Graduates are generally more likely to move – those over 30 with children do head for the leafier suburbs, for instance – though socio-economic background and earnings also have a role here. Graduates also move more as variance the graduate employment rate rises.
And boom!, there we have it. Graduates who don’t move to more productive areas are more likely to be working below their productive potential (p94). If only someone could tip off the Office for Students before they build perverse incentives into the regulatory system.
Given all this evidence, where is the policy?
NAO here’s the thing
In the space before the delayed publication of the White Paper, we had a chance to peruse a very timely report from the National Audit Office – Supporting local economic growth. Here it transpires that the government in England had spent £18bn trying to stimulate local growth between 2011 and 2020, without much in the way of impact.
Why not? Well, poor monitoring and evaluation, and unclear objectives. If we don’t know exactly what it is we are trying to do, we are unable to monitor whether it is working and decide at the end whether it was worth it. It’s a simple point that you honestly pick up on day one of any project or programme management course – know what you are doing and evaluate whether you have done it. DLUHC – and various predecessor bodies did not do this.
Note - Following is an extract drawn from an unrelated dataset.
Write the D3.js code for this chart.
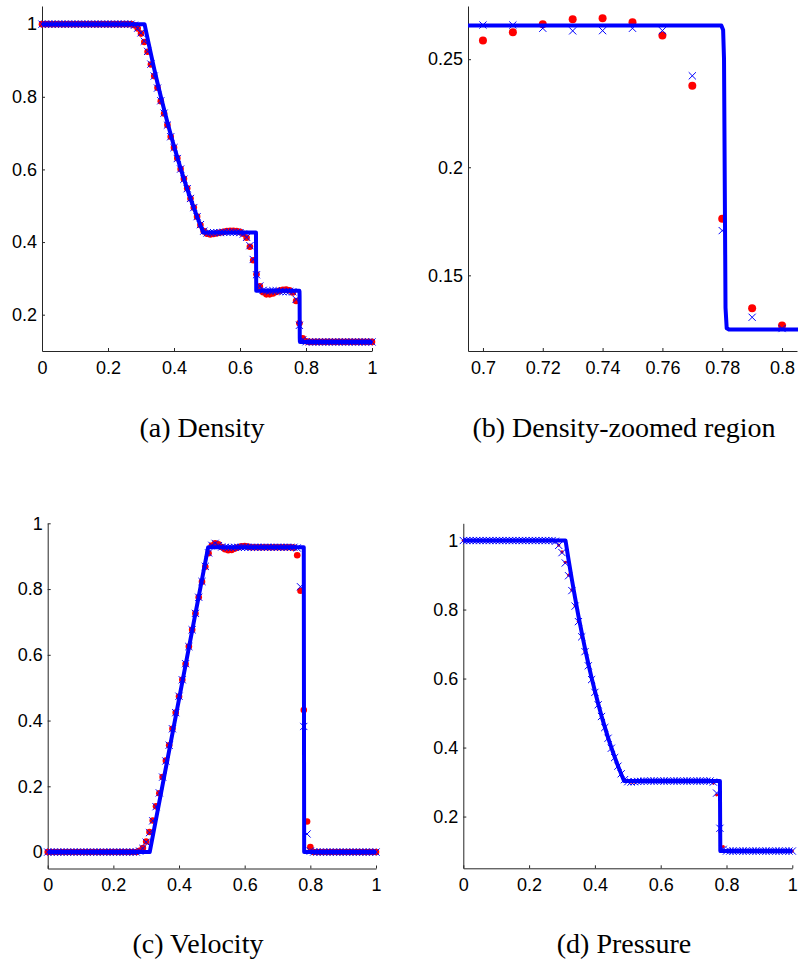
<!DOCTYPE html>
<html>
<head>
<meta charset="utf-8">
<script src="https://cdn.jsdelivr.net/npm/d3@7"></script>
<style>
  html, body { margin: 0; padding: 0; background: #fff; }
  svg { display: block; }
  .tick text { font-family: "Liberation Sans", Arial, Helvetica, sans-serif; font-size: 18px; fill: #000; }
  .caption { font-family: "Liberation Serif", "Times New Roman", serif; font-size: 28px; fill: #000; }
</style>
</head>
<body>
<script>
// ---------------- data ----------------
// grid positions 0, 0.01, ..., 1 (101 points)
const gridX = d3.range(0, 101).map(i => i / 100);

// Density: scheme 1 (red dots) and scheme 2 (blue crosses)
const densityRed = [
  1,1,1,1,1,1,1,1,1,1, 1,1,1,1,1,1,1,1,1,1, 1,1,1,1,1,1,1,1,
  0.997,0.988,0.974,0.951,0.924,0.889,0.857,0.825,0.788,0.754,0.722,0.690,0.660,0.631,0.601,0.574,0.548,0.520,0.495,0.470,0.447,0.430,
  0.423,0.421,0.422,0.424,0.426,0.428,0.430,0.431,0.431,0.430,0.428,0.423,0.412,0.387,0.350,0.311,0.278,0.262,0.256,0.256,
  0.2586,0.2625,0.2662,0.2685,0.2689,0.2671,0.2609,0.2377,0.1762,0.1348,0.1268,
  0.125,0.125,0.125,0.125,0.125,0.125,0.125,0.125,0.125,0.125, 0.125,0.125,0.125,0.125,0.125,0.125,0.125,0.125,0.125,0.125
];
const densityBlue = [
  1,1,1,1,1,1,1,1,1,1, 1,1,1,1,1,1,1,1,1,1, 1,1,1,1,1,1,1,1,
  0.997,0.989,0.976,0.953,0.925,0.890,0.857,0.824,0.789,0.755,0.722,0.690,0.660,0.630,0.601,0.573,0.547,0.520,0.495,0.470,0.448,0.430,
  0.425,0.425,0.426,0.426,0.426,0.427,0.427,0.427,0.427,0.427,0.426,0.422,0.413,0.390,0.352,0.310,0.279,0.267,0.265,0.265,
  0.2658,0.2658,0.2643,0.2631,0.2632,0.2643,0.2632,0.2423,0.1707,0.1306,0.1254,
  0.125,0.125,0.125,0.125,0.125,0.125,0.125,0.125,0.125,0.125, 0.125,0.125,0.125,0.125,0.125,0.125,0.125,0.125,0.125,0.125
];
// Exact density (solid line)
const densityExactX = [0,0.3107,0.32,0.33,0.34,0.35,0.36,0.37,0.38,0.39,0.40,0.41,0.42,0.43,0.44,0.45,0.46,0.47,0.48,0.4888,0.6484,0.6492,0.7797,0.7803,0.7806,0.7811,0.7815,0.7822,1];
const densityExactY = [1,1,0.960,0.918,0.877,0.838,0.801,0.765,0.730,0.696,0.664,0.633,0.603,0.574,0.546,0.520,0.494,0.470,0.446,0.426,0.426,0.2656,0.2656,0.2635,0.250,0.135,0.1255,0.125,0.125];

// Velocity
const velocityRed = [
  0,0,0,0,0,0,0,0,0,0, 0,0,0,0,0,0,0,0,0,0, 0,0,0,0,0,0,0,0,
  0.004,0.012,0.032,0.061,0.096,0.139,0.179,0.228,0.278,0.325,0.375,0.424,0.473,0.524,0.572,0.625,0.676,0.726,0.775,0.822,0.868,0.909,
  0.932,0.939,0.936,0.928,0.921,0.918,0.919,0.923,0.927,0.930,0.931,0.929,0.927,0.927,0.927,0.927,0.927,0.927,0.927,0.927,
  0.927,0.927,0.927,0.927,0.927,0.926,0.903,0.795,0.432,0.093,0.015,
  0,0,0,0,0,0,0,0,0,0, 0,0,0,0,0,0,0,0,0,0
];
const velocityBlue = [
  0,0,0,0,0,0,0,0,0,0, 0,0,0,0,0,0,0,0,0,0, 0,0,0,0,0,0,0,0,
  0.003,0.011,0.030,0.059,0.095,0.138,0.180,0.228,0.277,0.325,0.375,0.424,0.474,0.524,0.573,0.625,0.676,0.726,0.775,0.823,0.869,0.910,
  0.933,0.939,0.932,0.928,0.927,0.926,0.926,0.927,0.927,0.927,0.927,0.927,0.927,0.927,0.927,0.927,0.927,0.927,0.927,0.927,
  0.927,0.927,0.927,0.927,0.927,0.927,0.925,0.807,0.382,0.055,0.003,
  0,0,0,0,0,0,0,0,0,0, 0,0,0,0,0,0,0,0,0,0
];
const velocityExactX = [0,0.3107,0.4888,0.7800,0.7812,1];
const velocityExactY = [0,0,0.9274,0.9274,0,0];

// Pressure
const pressureRed = [
  1,1,1,1,1,1,1,1,1,1, 1,1,1,1,1,1,1,1,1,1, 1,1,1,1,1,1,1,1,
  0.998,0.987,0.967,0.937,0.900,0.857,0.811,0.766,0.721,0.678,0.637,0.597,0.560,0.524,0.490,0.458,0.427,0.398,0.371,0.346,0.324,0.308,
  0.302,0.300,0.300,0.301,0.302,0.303,0.303,0.303,0.303,0.303,0.303,0.303,0.303,0.303,0.303,0.303,0.303,0.303,0.303,0.303,
  0.303,0.303,0.303,0.303,0.303,0.303,0.297,0.263,0.155,0.113,0.101,
  0.1,0.1,0.1,0.1,0.1,0.1,0.1,0.1,0.1,0.1, 0.1,0.1,0.1,0.1,0.1,0.1,0.1,0.1,0.1,0.1
];
const pressureBlue = [
  1,1,1,1,1,1,1,1,1,1, 1,1,1,1,1,1,1,1,1,1, 1,1,1,1,1,1,1,1,
  0.998,0.986,0.965,0.935,0.898,0.855,0.810,0.765,0.721,0.678,0.637,0.597,0.560,0.524,0.490,0.458,0.427,0.398,0.371,0.346,0.324,0.307,
  0.301,0.300,0.301,0.302,0.302,0.303,0.303,0.303,0.303,0.303,0.303,0.303,0.303,0.303,0.303,0.303,0.303,0.303,0.303,0.303,
  0.303,0.303,0.303,0.303,0.303,0.303,0.300,0.268,0.166,0.105,0.100,
  0.1,0.1,0.1,0.1,0.1,0.1,0.1,0.1,0.1,0.1, 0.1,0.1,0.1,0.1,0.1,0.1,0.1,0.1,0.1,0.1
];
const pressureExactX = [0,0.3107,0.32,0.33,0.34,0.35,0.36,0.37,0.38,0.39,0.40,0.41,0.42,0.43,0.44,0.45,0.46,0.47,0.48,0.4888,0.7800,0.7812,1];
const pressureExactY = [1,1,0.944,0.887,0.833,0.781,0.733,0.687,0.643,0.602,0.564,0.527,0.492,0.460,0.429,0.400,0.373,0.347,0.323,0.303,0.303,0.1,0.1];

// tick values
const fullXTicks = [0, 0.2, 0.4, 0.6, 0.8, 1];
const densityYTicks = [0.2, 0.4, 0.6, 0.8, 1];
const zoomXTicks = [0.7, 0.72, 0.74, 0.76, 0.78, 0.8];
const zoomYTicks = [0.15, 0.2, 0.25];
const velocityYTicks = [0, 0.2, 0.4, 0.6, 0.8, 1];
const pressureYTicks = [0.2, 0.4, 0.6, 0.8, 1];

const captions = ["(a) Density", "(b) Density-zoomed region", "(c) Velocity", "(d) Pressure"];

// ---------------- drawing ----------------
const W = 798, H = 970;
const svg = d3.select("body").append("svg").attr("width", W).attr("height", H);
svg.append("rect").attr("width", W).attr("height", H).attr("fill", "#fff");

const fmt = d => String(+d.toFixed(3));

const panels = [
  { id: "a", xr: [42, 372], yr: [351, 6], xd: [0, 1], yd: [0.1, 1.05],
    red: densityRed, blue: densityBlue, ex: densityExactX, ey: densityExactY,
    xt: fullXTicks, yt: densityYTicks, dotR: 3.3, cap: captions[0], capX: 202, capY: 437 },
  { id: "b", xr: [468, 797], yr: [351, 6], xd: [0.695, 0.805], yd: [0.115, 0.2746],
    red: densityRed, blue: densityBlue, ex: densityExactX, ey: densityExactY,
    xt: zoomXTicks, yt: zoomYTicks, dotR: 4, cap: captions[1], capX: 624, capY: 437 },
  { id: "c", xr: [47.7, 376], yr: [868.5, 523.3], xd: [0, 1], yd: [-0.05, 1],
    red: velocityRed, blue: velocityBlue, ex: velocityExactX, ey: velocityExactY,
    xt: fullXTicks, yt: velocityYTicks, dotR: 3.3, cap: captions[2], capX: 198, capY: 953 },
  { id: "d", xr: [463.3, 792.3], yr: [868.3, 523.3], xd: [0, 1], yd: [0.05, 1.05],
    red: pressureRed, blue: pressureBlue, ex: pressureExactX, ey: pressureExactY,
    xt: fullXTicks, yt: pressureYTicks, dotR: 1.6, cap: captions[3], capX: 624, capY: 953 }
];

panels.forEach(p => {
  const x = d3.scaleLinear().domain(p.xd).range(p.xr);
  const y = d3.scaleLinear().domain(p.yd).range(p.yr);
  const g = svg.append("g");

  const clipId = "clip-" + p.id;
  const cr = svg.append("clipPath").attr("id", clipId).append("rect");
  if (p.id === "b") {
    cr.attr("x", p.xr[0]).attr("y", p.yr[1])
      .attr("width", p.xr[1] - p.xr[0] + 2).attr("height", p.yr[0] - p.yr[1]);
  } else {
    cr.attr("x", p.xr[0] - 6).attr("y", p.yr[1] - 6)
      .attr("width", p.xr[1] - p.xr[0] + 12).attr("height", p.yr[0] - p.yr[1] + 12);
  }

  // axes
  const xAxis = d3.axisBottom(x).tickValues(p.xt).tickFormat(fmt).tickSizeInner(-3).tickSizeOuter(0).tickPadding(10);
  const yAxis = d3.axisLeft(y).tickValues(p.yt).tickFormat(fmt).tickSizeInner(-3).tickSizeOuter(0).tickPadding(5);
  const gx = g.append("g").attr("transform", `translate(0,${p.yr[0]})`).call(xAxis);
  const gy = g.append("g").attr("transform", `translate(${p.xr[0]},0)`).call(yAxis);
  [gx, gy].forEach(a => {
    a.select(".domain").attr("stroke", "#262626").attr("stroke-width", 1);
    a.selectAll(".tick line").attr("stroke", "#262626");
    a.selectAll(".tick text").attr("fill", "#000");
  });

  const plot = g.append("g").attr("clip-path", `url(#${clipId})`);

  // red dots
  plot.append("g").selectAll("circle").data(gridX.map((xv, i) => [xv, p.red[i]])).join("circle")
    .attr("cx", d => x(d[0])).attr("cy", d => y(d[1])).attr("r", p.dotR).attr("fill", "#ff0000");

  // blue crosses
  const s = 3.6;
  plot.append("g").selectAll("path").data(gridX.map((xv, i) => [xv, p.blue[i]])).join("path")
    .attr("transform", d => `translate(${x(d[0])},${y(d[1])})`)
    .attr("d", `M${-s},${-s}L${s},${s}M${-s},${s}L${s},${-s}`)
    .attr("stroke", "#0000ff").attr("stroke-width", 1).attr("fill", "none");

  // exact solution
  const line = d3.line().x(d => x(d[0])).y(d => y(d[1]));
  plot.append("path").datum(p.ex.map((xv, i) => [xv, p.ey[i]]))
    .attr("d", line).attr("fill", "none").attr("stroke", "#0000ff")
    .attr("stroke-width", 4).attr("stroke-linejoin", "round").attr("stroke-linecap", "butt");

  // caption
  svg.append("text").attr("class", "caption")
    .attr("x", p.capX).attr("y", p.capY)
    .attr("text-anchor", "middle").text(p.cap);
});
</script>
</body>
</html>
Instead evidence of “what works” largely draws on external, international, sources.
There are also strong words on cutting across existing structures – local education partnerships, for instance, are very much cut out of the development of the proposed local skills improvement plans, despite having spent many years doing similar things. This is a point that came up multiple times in debates linked to the Skills and Post-16 Education Bill. Again and again, stuff hasn’t joined up where it could and should.
The NAO concludes:
This reduces our confidence that the interventions will have the best possible chance of delivering value for money. In view of this, it is even more important that the Department should follow through rapidly on its recent commitments to improve measurement and evaluation in local growth.
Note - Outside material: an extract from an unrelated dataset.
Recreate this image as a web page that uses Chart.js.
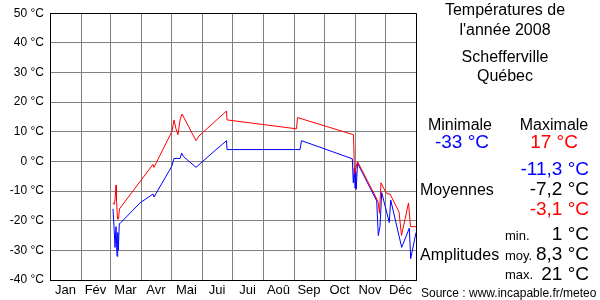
<!DOCTYPE html>
<html>
<head>
<meta charset="utf-8">
<script src="https://cdn.jsdelivr.net/npm/chart.js@4"></script>
<style>
  body { margin: 0; background: #fff; }
  #wrap { position: relative; width: 600px; height: 300px; font-family: "Liberation Sans", Arial, sans-serif; color: #000; }
  #wrap canvas { position: absolute; left: 0; top: 0; }
  .t { position: absolute; line-height: 1; white-space: nowrap; }
  .c { text-align: center; }
  .r { right: 11px; text-align: right; }
</style>
</head>
<body>
<div id="wrap">
  <canvas id="myChart" width="600" height="300"></canvas>
  <div class="t c" style="left:420px;width:170px;top:1.5px;font-size:16px">Températures de</div>
  <div class="t c" style="left:420px;width:170px;top:21.5px;font-size:16px">l'année 2008</div>
  <div class="t c" style="left:420px;width:170px;top:49px;font-size:16px">Schefferville</div>
  <div class="t c" style="left:420px;width:170px;top:67.5px;font-size:16px">Québec</div>
  <div class="t c" style="left:410px;width:100px;top:116.5px;font-size:16px">Minimale</div>
  <div class="t c" style="left:504px;width:100px;top:116.5px;font-size:16px">Maximale</div>
  <div class="t c" style="left:412px;width:100px;top:132px;font-size:19px;color:#0000ff">-33 °C</div>
  <div class="t c" style="left:504px;width:100px;top:132px;font-size:19px;color:#ff0000">17 °C</div>
  <div class="t r" style="top:159px;font-size:19px;color:#0000ff">-11,3 °C</div>
  <div class="t" style="left:420px;top:181.5px;font-size:16px">Moyennes</div>
  <div class="t r" style="top:179px;font-size:19px">-7,2 °C</div>
  <div class="t r" style="top:199px;font-size:19px;color:#ff0000">-3,1 °C</div>
  <div class="t" style="left:505px;top:229px;font-size:13px">min.</div>
  <div class="t r" style="top:224px;font-size:19px">1 °C</div>
  <div class="t" style="left:420px;top:246.5px;font-size:16px">Amplitudes</div>
  <div class="t" style="left:505px;top:249px;font-size:13px">moy.</div>
  <div class="t r" style="top:244px;font-size:19px">8,3 °C</div>
  <div class="t" style="left:505px;top:268px;font-size:13px">max.</div>
  <div class="t r" style="top:264px;font-size:19px">21 °C</div>
  <div class="t" style="left:421px;top:287px;font-size:12px">Source : www.incapable.fr/meteo</div>
</div>
<script>
const ctx = document.getElementById('myChart');

// 2008 (leap year), day-of-year positions
const monthNames = ['Jan', 'Fév', 'Mar', 'Avr', 'Mai', 'Jui', 'Jui', 'Aoû', 'Sep', 'Oct', 'Nov', 'Déc'];
const monthStarts = [0, 31, 60, 91, 121, 152, 182, 213, 244, 274, 305, 335, 366];
const tempTicks = [-40, -30, -20, -10, 0, 10, 20, 30, 40, 50];

// daily maximum (red)
const maxDays  = [63, 64, 65, 66, 66.5, 67.5, 68.5, 69.5, 103, 104, 122, 124, 126, 128, 130, 132, 146, 149, 176.5, 177, 246.5, 247.5, 303.5, 304.5, 307.5, 328, 329.5, 331, 336, 338, 340, 349, 351.5, 358.5, 360.5, 366];
const maxTemps = [-14, -14.5, -13, -8, -13, -19.4, -19.4, -16, -1, -2, 10.2, 14, 11, 9, 14, 16, 7, 8.6, 17, 14, 11, 14.8, 9, -4.4, 0, -13.5, -17.5, -7.2, -10.6, -11, -11, -17, -25, -14, -22, -22];

// daily minimum (blue)
const minDays  = [63, 64, 65, 66, 67, 67.7, 68.3, 69.3, 70.7, 90, 103, 104, 121.7, 124, 130, 131.7, 133.3, 146, 159, 176.5, 177, 250, 251.5, 302.3, 303.3, 304.3, 305, 305.7, 306.2, 307.5, 326.7, 328.3, 330, 331.7, 339.3, 340.7, 351.7, 359.3, 360.7, 366];
const minTemps = [-16, -22, -29, -22, -32, -24, -30, -21, -20.7, -14, -11, -12, -1.7, 1, 1, 2.8, 1.7, -2, 1.9, 7, 4, 4, 7, 0.9, -7.2, -2.2, -9, -3.3, -9.4, -0.6, -13.3, -25, -22, -10.5, -20.6, -13, -29, -22.5, -32.8, -24];

function toPoints(days, temps) {
  return days.map((d, i) => ({ x: d, y: temps[i] }));
}

const myChart = new Chart(ctx, {
  type: 'line',
  data: {
    datasets: [{
      label: 'Max',
      data: toPoints(maxDays, maxTemps),
      borderColor: '#ff0000',
      borderWidth: 1,
      pointRadius: 0,
      tension: 0
    }, {
      label: 'Min',
      data: toPoints(minDays, minTemps),
      borderColor: '#0000ff',
      borderWidth: 1,
      pointRadius: 0,
      tension: 0
    }]
  },
  options: {
    responsive: false,
    animation: false,
    layout: { padding: { left: 0, right: 184, top: 10, bottom: 0 } },
    plugins: { legend: { display: false }, tooltip: { enabled: false } },
    scales: {
      x: {
        type: 'linear',
        min: 0,
        max: 366,
        position: 'bottom',
        afterBuildTicks: axis => { axis.ticks = monthStarts.map(v => ({ value: v })); },
        afterFit: axis => { axis.height = 0; },
        ticks: { display: false },
        grid: {
          drawTicks: false,
          color: c => c.tick && c.tick.value === 366 ? '#000' : '#808080'
        },
        border: { color: '#000', width: 1 }
      },
      x2: {
        type: 'linear',
        min: 0,
        max: 366,
        position: 'bottom',
        afterBuildTicks: axis => {
          axis.ticks = monthNames.map((m, i) => ({ value: (monthStarts[i] + monthStarts[i + 1]) / 2 }));
        },
        afterFit: axis => { axis.height = 20; },
        ticks: {
          autoSkip: false,
          maxRotation: 0,
          padding: -5,
          color: '#000',
          font: { family: 'Liberation Sans', size: 13 },
          callback: (v, i) => monthNames[i]
        },
        grid: { display: false },
        border: { display: false }
      },
      y: {
        min: -40,
        max: 50,
        afterBuildTicks: axis => { axis.ticks = tempTicks.map(v => ({ value: v })); },
        afterFit: axis => { axis.width = 50; },
        ticks: {
          padding: 6,
          color: '#000',
          font: { family: 'Liberation Sans', size: 12 },
          callback: v => v + ' °C'
        },
        grid: {
          drawTicks: false,
          color: c => c.tick && c.tick.value === 50 ? '#000' : '#808080'
        },
        border: { color: '#000', width: 1 }
      }
    }
  }
});
</script>
</body>
</html>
Thinking about public policy
The white paper takes issues of definition and description seriously – the larger, and more rewarding part, of this document would make for an excellent academic survey on the topic of regional disparities. I am surely not alone in detecting the influence of long-time Gove hero Michael Barber in the analysis of the current data shortcomings and the need for clarity of targets and consistency of monitoring. There are also some steps towards better co-ordination – but as we have seen in contrasting DLUHC and OfS policy, there is a lot that could be done to improve this.
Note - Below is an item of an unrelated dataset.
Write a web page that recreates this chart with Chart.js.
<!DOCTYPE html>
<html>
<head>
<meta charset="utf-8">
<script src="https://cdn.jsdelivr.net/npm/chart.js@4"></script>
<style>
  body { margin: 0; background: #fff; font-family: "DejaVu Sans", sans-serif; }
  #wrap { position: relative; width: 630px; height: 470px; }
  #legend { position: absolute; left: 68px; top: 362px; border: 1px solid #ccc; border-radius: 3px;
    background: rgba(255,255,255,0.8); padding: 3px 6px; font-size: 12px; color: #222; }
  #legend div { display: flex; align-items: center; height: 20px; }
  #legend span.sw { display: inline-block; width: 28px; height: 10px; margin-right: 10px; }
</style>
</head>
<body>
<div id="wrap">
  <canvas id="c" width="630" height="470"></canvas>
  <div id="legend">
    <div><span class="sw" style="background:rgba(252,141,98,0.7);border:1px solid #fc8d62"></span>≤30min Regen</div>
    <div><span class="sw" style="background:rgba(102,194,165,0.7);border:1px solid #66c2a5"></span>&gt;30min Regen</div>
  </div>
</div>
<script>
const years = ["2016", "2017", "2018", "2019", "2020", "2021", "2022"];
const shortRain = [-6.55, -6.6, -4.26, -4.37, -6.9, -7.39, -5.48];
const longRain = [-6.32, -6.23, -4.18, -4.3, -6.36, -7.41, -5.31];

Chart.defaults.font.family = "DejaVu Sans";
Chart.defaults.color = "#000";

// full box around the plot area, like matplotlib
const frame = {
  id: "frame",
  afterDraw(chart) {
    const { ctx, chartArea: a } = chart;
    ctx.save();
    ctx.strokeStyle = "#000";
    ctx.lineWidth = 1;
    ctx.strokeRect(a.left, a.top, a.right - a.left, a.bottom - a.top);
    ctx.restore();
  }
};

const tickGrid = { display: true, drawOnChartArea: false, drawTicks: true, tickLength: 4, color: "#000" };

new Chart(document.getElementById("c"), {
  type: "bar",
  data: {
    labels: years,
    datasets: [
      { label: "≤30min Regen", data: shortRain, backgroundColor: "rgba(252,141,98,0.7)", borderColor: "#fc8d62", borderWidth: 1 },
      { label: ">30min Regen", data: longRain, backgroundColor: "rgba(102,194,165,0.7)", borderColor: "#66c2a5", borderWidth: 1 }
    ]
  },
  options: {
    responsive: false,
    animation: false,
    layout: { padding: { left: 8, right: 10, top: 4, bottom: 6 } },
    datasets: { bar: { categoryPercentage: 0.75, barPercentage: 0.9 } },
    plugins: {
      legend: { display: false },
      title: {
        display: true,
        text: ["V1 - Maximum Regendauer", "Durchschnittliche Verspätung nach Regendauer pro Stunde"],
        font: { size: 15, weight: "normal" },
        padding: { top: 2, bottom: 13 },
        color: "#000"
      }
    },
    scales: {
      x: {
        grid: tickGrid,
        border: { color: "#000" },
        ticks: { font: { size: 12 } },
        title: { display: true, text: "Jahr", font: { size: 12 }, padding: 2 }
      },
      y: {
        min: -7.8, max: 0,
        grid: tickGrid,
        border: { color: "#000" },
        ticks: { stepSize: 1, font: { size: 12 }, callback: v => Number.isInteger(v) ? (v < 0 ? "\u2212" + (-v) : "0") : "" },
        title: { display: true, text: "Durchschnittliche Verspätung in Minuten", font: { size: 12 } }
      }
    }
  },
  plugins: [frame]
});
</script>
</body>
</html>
The approach is rich in process and structures and while there is an understanding of the need to simplify a complex and multi-actor policy this doesn’t quite come through. This government has often been guilty of imposing new regimes rather than fixing old ones, and there is a lot of that here too. Resuscitating the former Civil Service Training College/National School of Government as a new Leadership College for Government is good news if it supports the skills growth that allows departments and other bodies to move out of London – but it does rather throw light on the foolishness of the initial decision to disband the predecessor in 2012.
On devolution too, there are echoes of history, alongside a detailed list of what kind of authorities can expect what kind of powers. Forget contributing to a Local Skills Improvement Plan, for instance, if you are merely a group of local authorities rather than a top tier county council or similar.
Bits of the old, Greg Clark Industrial Strategy rub shoulders with remnants from the Coalition era (the UK infrastructure investment bank). The unit for future skills is present, but we learn little about how and where it would work.
Though this paper works as a high level survey of the problem to which levelling up is the solution – it has less to say about the design of the solution, and almost nothing to say about the institutions that can play such powerful roles in delivery. It has the intellectual scaffolding of a major intervention into regional policy, but as later chapters show it doesn’t manage to back that up.